Week 9 - What makes a good index?
Recall from class that an index IC on a column C in a table T is in effect a mini-table, kept in sync with T, that contains all the values of column C in order. If there are a million rows in table T, there will be a million values in index IC. If the values of column C are unique, the index will hold a million unique values. If column C takes on only a few possible values, then index IC will still have a million values, but many of those values will be repeated.
Suppose we are given a query that includes a constraint against column C, i.e., that includes WHERE C = someval
possibly among other constraints. To use index IC means that the database looks up the constraint value someval
in the index to obtain a smaller number of table rows (in the ideal case, just one row in the case of a unique index) to subsequently examine and match additional constraints against. The essential purpose of an index is to reduce the number of table rows that must be examined.
For the purposes of this assignment we will be working with a database that has the same structure as previous class databases but in which the Bird_nests table has 1 million rows, each of which has been fattened to occupy multiple kilobytes. As a consequence, the database file is approximately 4GB. The database file can be found on taylor.bren.ucsb.edu at /courses/EDS213/database-long-wide.db
. To use it you will have to copy or download it to your own space.

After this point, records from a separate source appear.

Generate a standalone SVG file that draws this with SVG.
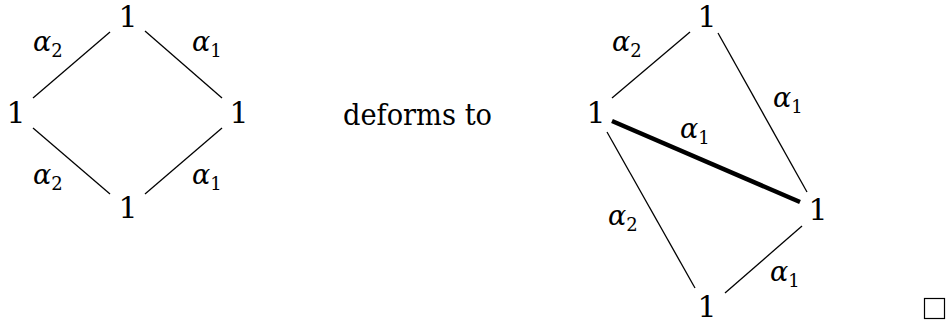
<svg xmlns="http://www.w3.org/2000/svg" width="947" height="324" viewBox="0 0 947 324">
<style>
text{font-family:'DejaVu Serif','Liberation Serif','Times New Roman',serif;fill:#000}
.n{font-size:30px;text-anchor:middle}
.a{font-size:27px;font-style:italic}
.s{font-size:18px;font-style:normal}
.t{font-size:29px}
.e{stroke:#000;stroke-width:1.3;fill:none}
.th{stroke:#000;stroke-width:4.5;fill:none}
</style>
<rect width="947" height="324" fill="#fff"/>
<g id="connectors">
<line class="e" x1="33" y1="98" x2="110" y2="32"/>
<line class="e" x1="145" y1="31" x2="222" y2="98"/>
<line class="e" x1="33" y1="128" x2="110" y2="194"/>
<line class="e" x1="145" y1="194" x2="222" y2="128"/>
<line class="e" x1="612" y1="98" x2="690" y2="32"/>
<line class="e" x1="718" y1="33" x2="807" y2="192"/>
<line class="th" x1="612" y1="121" x2="800" y2="202"/>
<line class="e" x1="607" y1="132" x2="695" y2="288"/>
<line class="e" x1="725" y1="293" x2="802" y2="226"/>
</g>
<g id="labels">
<text class="a" x="33" y="51">α<tspan class="s" dy="6">2</tspan></text>
<text class="a" x="192" y="51">α<tspan class="s" dy="6">1</tspan></text>
<text class="a" x="33" y="184">α<tspan class="s" dy="6">2</tspan></text>
<text class="a" x="192" y="184">α<tspan class="s" dy="6">1</tspan></text>
<text class="a" x="612" y="51">α<tspan class="s" dy="6">2</tspan></text>
<text class="a" x="773" y="107">α<tspan class="s" dy="6">1</tspan></text>
<text class="a" x="680" y="138">α<tspan class="s" dy="6">1</tspan></text>
<text class="a" x="608" y="225">α<tspan class="s" dy="6">2</tspan></text>
<text class="a" x="770" y="281">α<tspan class="s" dy="6">1</tspan></text>
</g>
<g id="L-top"><text class="n" x="128" y="27">1</text></g>
<g id="L-left"><text class="n" x="16" y="123">1</text></g>
<g id="L-right"><text class="n" x="239" y="123">1</text></g>
<g id="L-bottom"><text class="n" x="128" y="218">1</text></g>
<g id="deforms"><text class="t" x="343" y="125" textLength="149" lengthAdjust="spacingAndGlyphs">deforms to</text></g>
<g id="R-top"><text class="n" x="707" y="27">1</text></g>
<g id="R-left"><text class="n" x="596" y="123">1</text></g>
<g id="R-right"><text class="n" x="818" y="220">1</text></g>
<g id="R-bottom"><text class="n" x="707" y="317">1</text></g>
<g id="qed"><rect x="924.5" y="298.5" width="20" height="20" fill="none" stroke="#000" stroke-width="1.2"/></g>
</svg>
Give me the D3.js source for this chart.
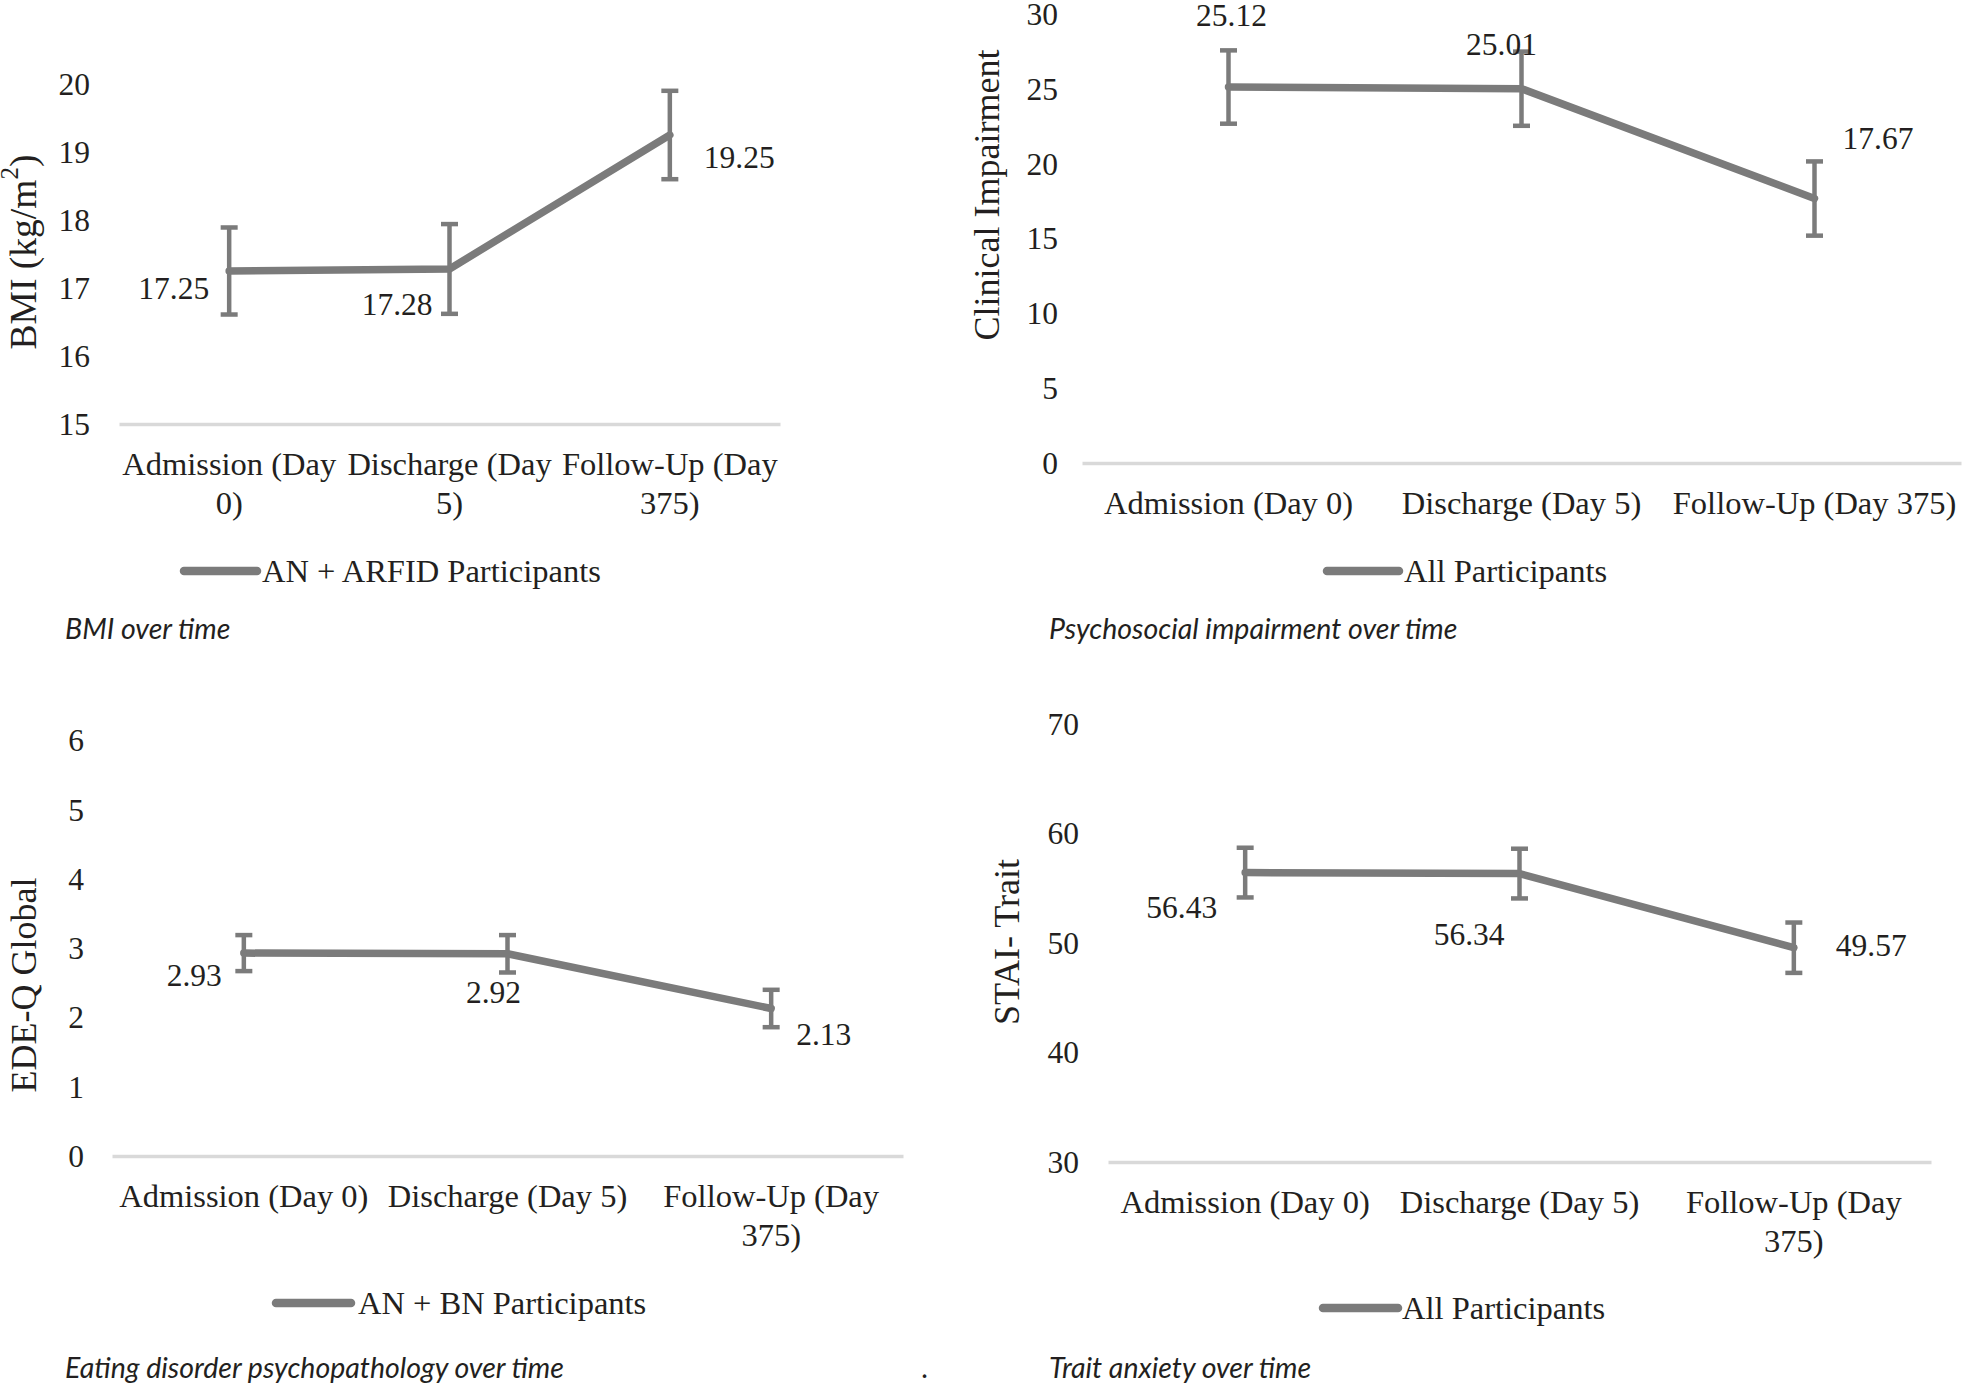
<!DOCTYPE html>
<html>
<head>
<meta charset="utf-8">
<script src="https://cdn.jsdelivr.net/npm/d3@7"></script>
<style>
  html, body { margin: 0; padding: 0; background: #ffffff; }
  svg { display: block; }
</style>
</head>
<body>
<svg id="chart" width="1968" height="1388"></svg>
<script>
// ---------------- DATA ----------------
const categories = ["Admission (Day 0)", "Discharge (Day 5)", "Follow-Up (Day 375)"];

const bmiValues = [17.25, 17.28, 19.25];
const bmiErrors = [0.64, 0.66, 0.65];
const bmiTicks = [15, 16, 17, 18, 19, 20];

const impairmentValues = [25.12, 25.01, 17.67];
const impairmentErrors = [2.45, 2.48, 2.48];
const impairmentTicks = [0, 5, 10, 15, 20, 25, 30];

const edeqValues = [2.93, 2.92, 2.13];
const edeqErrors = [0.26, 0.27, 0.27];
const edeqTicks = [0, 1, 2, 3, 4, 5, 6];

const staiValues = [56.43, 56.34, 49.57];
const staiErrors = [2.27, 2.27, 2.30];
const staiTicks = [30, 40, 50, 60, 70];

const yTitles = ["BMI (kg/m", "Clinical Impairment", "EDE-Q Global", "STAI- Trait"];
const legendLabels = ["AN + ARFID Participants", "All Participants", "AN + BN Participants", "All Participants"];
const captions = ["BMI over time", "Psychosocial impairment over time", "Eating disorder psychopathology over time", "Trait anxiety over time"];

// ---------------- LAYOUT ----------------
const layouts = [
  { box: {x0: 119, x1: 780, top: 84, bottom: 424}, tickRight: 90, title: [23, 252],
    legend: {x0: 184, x1: 257, y: 571, tx: 262}, caption: [65, 629],
    labels: [{a: "end", dx: -20, dy: 18}, {a: "end", dx: -17, dy: 36}, {a: "start", dx: 34, dy: 23}] },
  { box: {x0: 1082, x1: 1961, top: 14, bottom: 463}, tickRight: 1058, title: [987, 195],
    legend: {x0: 1327, x1: 1399, y: 571, tx: 1404}, caption: [1049, 629],
    labels: [{a: "middle", dx: 3, dy: -71}, {a: "middle", dx: -20, dy: -44}, {a: "start", dx: 28, dy: -60}] },
  { box: {x0: 112, x1: 903, top: 740.5, bottom: 1156}, tickRight: 84, title: [24, 985],
    legend: {x0: 276, x1: 351, y: 1303, tx: 358}, caption: [65, 1368],
    labels: [{a: "end", dx: -22, dy: 23}, {a: "middle", dx: -14, dy: 39}, {a: "start", dx: 25, dy: 26}] },
  { box: {x0: 1108, x1: 1931, top: 724, bottom: 1162}, tickRight: 1079, title: [1007, 942],
    legend: {x0: 1323, x1: 1398, y: 1308, tx: 1402}, caption: [1049, 1368],
    labels: [{a: "end", dx: -28, dy: 35}, {a: "end", dx: -15, dy: 61}, {a: "start", dx: 42, dy: -2}] }
];

const panelData = [
  {values: bmiValues, errors: bmiErrors, ticks: bmiTicks},
  {values: impairmentValues, errors: impairmentErrors, ticks: impairmentTicks},
  {values: edeqValues, errors: edeqErrors, ticks: edeqTicks},
  {values: staiValues, errors: staiErrors, ticks: staiTicks}
];

const TEXT = "#231f20";
const LINE = "#7b7b7b";
const GRID = "#d9d9d9";
const SERIF = "'Liberation Serif', 'Times New Roman', serif";
const CAPTION_FONT = "Lato, 'Open Sans', sans-serif";

const svg = d3.select("#chart");

function wrapText(textSel, width, lineH) {
  textSel.each(function() {
    const t = d3.select(this);
    const words = t.text().split(/\s+/);
    const x = t.attr("x") || 0;
    t.text(null);
    let line = [];
    let tspan = t.append("tspan").attr("x", x).attr("dy", "0.33em");
    words.forEach(w => {
      line.push(w);
      tspan.text(line.join(" "));
      if (tspan.node().getComputedTextLength() > width && line.length > 1) {
        line.pop();
        tspan.text(line.join(" "));
        line = [w];
        tspan = t.append("tspan").attr("x", x).attr("dy", lineH).text(w);
      }
    });
  });
}

panelData.forEach((pd, i) => {
  const L = layouts[i];
  const g = svg.append("g");

  const x = d3.scaleBand().domain(categories).range([L.box.x0, L.box.x1]).paddingInner(0).paddingOuter(0);
  const y = d3.scaleLinear().domain(d3.extent(pd.ticks)).range([L.box.bottom, L.box.top]);
  const cx = c => x(c) + x.bandwidth() / 2;

  // Y axis (labels only)
  const yAxis = g.append("g")
    .attr("transform", `translate(${L.tickRight},0)`)
    .call(d3.axisLeft(y).tickValues(pd.ticks).tickSize(0).tickPadding(0).tickFormat(d3.format("d")));
  yAxis.select(".domain").remove();
  yAxis.attr("font-family", SERIF).attr("font-size", 31.5);
  yAxis.selectAll("text")
    .attr("font-family", SERIF).attr("font-size", 31.5).attr("fill", TEXT)
    .attr("dy", "0.33em");

  // X axis: baseline + category labels
  const xAxis = g.append("g")
    .attr("transform", `translate(0,${L.box.bottom})`)
    .call(d3.axisBottom(x).tickSize(0).tickSizeOuter(0).tickPadding(0));
  xAxis.attr("font-family", SERIF).attr("font-size", 32.5);
  xAxis.select(".domain").attr("stroke", GRID).attr("stroke-width", 3.5);
  xAxis.selectAll("text")
    .attr("font-family", SERIF).attr("font-size", 32.5).attr("fill", TEXT)
    .attr("y", 40).attr("dy", null).attr("x", 0)
    .call(wrapText, x.bandwidth(), 39);

  // Y title
  const title = g.append("text")
    .attr("transform", `translate(${L.title[0]},${L.title[1]}) rotate(-90)`)
    .attr("text-anchor", "middle")
    .attr("dominant-baseline", "central")
    .attr("font-family", SERIF).attr("font-size", 36).attr("fill", TEXT);
  if (i === 0) {
    title.attr("font-size", 37.5);
    title.append("tspan").text(yTitles[i]);
    title.append("tspan").attr("font-size", 25).attr("dy", -14).text("2");
    title.append("tspan").attr("dy", 14).text(")");
  } else {
    title.text(yTitles[i]);
  }

  const pts = categories.map((c, k) => ({c, v: pd.values[k], e: pd.errors[k], k}));

  // Line
  const line = d3.line().x(d => cx(d.c)).y(d => y(d.v));
  g.append("path").datum(pts)
    .attr("d", line)
    .attr("fill", "none").attr("stroke", LINE).attr("stroke-width", 7.5)
    .attr("stroke-linecap", "round").attr("stroke-linejoin", "round");

  // Error bars
  const eb = g.append("g").selectAll("g").data(pts).join("g")
    .attr("stroke", LINE).attr("stroke-width", 4.5).attr("fill", "none");
  eb.append("line")
    .attr("x1", d => cx(d.c)).attr("x2", d => cx(d.c))
    .attr("y1", d => y(d.v + d.e)).attr("y2", d => y(d.v - d.e));
  eb.append("line")
    .attr("x1", d => cx(d.c) - 8.5).attr("x2", d => cx(d.c) + 8.5)
    .attr("y1", d => y(d.v + d.e)).attr("y2", d => y(d.v + d.e));
  eb.append("line")
    .attr("x1", d => cx(d.c) - 8.5).attr("x2", d => cx(d.c) + 8.5)
    .attr("y1", d => y(d.v - d.e)).attr("y2", d => y(d.v - d.e));

  // Data labels
  g.append("g").selectAll("text").data(pts).join("text")
    .attr("x", d => cx(d.c) + L.labels[d.k].dx)
    .attr("y", d => y(d.v) + L.labels[d.k].dy)
    .attr("text-anchor", d => L.labels[d.k].a)
    .attr("dy", "0.33em")
    .attr("font-family", SERIF).attr("font-size", 31.5).attr("fill", TEXT)
    .text(d => d3.format(".2f")(d.v));

  // Legend
  g.append("line")
    .attr("x1", L.legend.x0).attr("x2", L.legend.x1)
    .attr("y1", L.legend.y).attr("y2", L.legend.y)
    .attr("stroke", LINE).attr("stroke-width", 8.5).attr("stroke-linecap", "round");
  g.append("text")
    .attr("x", L.legend.tx).attr("y", L.legend.y).attr("dy", "0.33em")
    .attr("font-family", SERIF).attr("font-size", 32.5).attr("fill", TEXT)
    .text(legendLabels[i]);

  // Caption
  g.append("text")
    .attr("x", L.caption[0]).attr("y", L.caption[1]).attr("dy", "0.35em")
    .attr("font-family", CAPTION_FONT).attr("font-style", "italic")
    .attr("font-size", 28.5).attr("fill", TEXT)
    .text(captions[i]);
});

// stray period in the bottom caption row
svg.append("text")
  .attr("x", 922).attr("y", 1368).attr("dy", "0.35em")
  .attr("font-family", CAPTION_FONT).attr("font-style", "italic")
  .attr("font-size", 28.5).attr("fill", TEXT)
  .text(".");
</script>
</body>
</html>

We will also be working with the following query:
SELECT Nest_ID
FROM Bird_nests
WHERE Site = 'nome' AND
Species = 'ruff' AND
Year = 1983 AND
Observer = 'cbishop' AND
ageMethod = 'float';
This query returns exactly one row.
Part 1
Answer the following questions.
Is there already an index on the Bird_nests table? If so, what is that index and will SQLite use it in the above query? Why or why not?
Will adding an index on a column not mentioned in the WHERE clause be used by the database? Why or why not?
Part 2
Query optimization, which falls under the general heading of “database tuning,” is a complex subject, as query performance depends on the query or queries being supported, the distribution and nature of the data, the abilities and characteristics of the query planner, and the costs of creating and maintaining indexes. Still, we can make a general observation about what makes for a good index (“good” meaning improving query performance here) by examining the effects of adding different indexes on the Bird_nests table and timing the above query.
Your task is to conduct at least 10 experiments. In each experiment perform the following steps:
- Create an index on a column or columns.
- Time the above query.
- Drop the index (to avoid accumulating indexes on the table).
- Also, determine the number of distinct values in the index, i.e., the number of distinct values in the column or number of distinct tuples if the index is over multiple columns.
What experiments to run?
- Run an initial experiment with no added index. For this experiment only, record the number of distinct values as 1.
- Try adding an index on each column mentioned in the WHERE clause (e.g., Site): that’s 5 experiments right there.
- For other experiments, try adding an index on multiple columns, e.g., Site and Observer, or even 3 or 4 columns together.
When done, you will want your results in the form of a CSV file with three columns: label, query time, and number of distinct values.
For timing, you will probably want to use the Bash test harness you developed in week 5. You can run your test harness manually, and manually retrieve the number of distinct values for step 4 above. But you can also automate the whole process; some hints for doing so are below. Be careful when running your test harness, as in the end you want just one row in your CSV file per experiment.
Once you have your data, load it in Jupyter or RStudio and create a log-log scatter plot of the number of distinct index values (X axis) versus query time (Y axis). (Results will be difficult to see if both axes are not logarithmic.) What relationship do you observe? Please hypothesize why you see the relationship you do.
Please upload your Jupyter notebook or Rmarkdown document. You do not need to submit your data.
Modifying your test harness
A few tips on modifying your test harness to make it more useful for this assignment. First, if you find it annoying to have to try different numbers of repetitions to get positive and more precise timings, you can automate your script to try different numbers of repetitions until it achieves something reasonable. Here’s one idea:
num_reps=1
while true; do
start=$SECONDS
for _ in $(seq $num_reps); do
sqlite3 $db_file "$query" >& /dev/null
done
end=$SECONDS
if [ $((end - start)) -gt 3 ]; then
break
fi
echo "Too fast, trying again!"
num_reps=$((num_reps * 10))
done
This will try 1 repetition, then 10, then 100, etc.
Second, you can gather the number of distinct values by adding an sqlite3 -csv $db_file "$num_values_query"
command and saving the output in a variable, and then echoing that variable out to your CSV file along with your other variables.
And third, if you make the column(s) you want to index an argument to your script, you can automate adding and dropping indexes by adding more sqlite3 commands.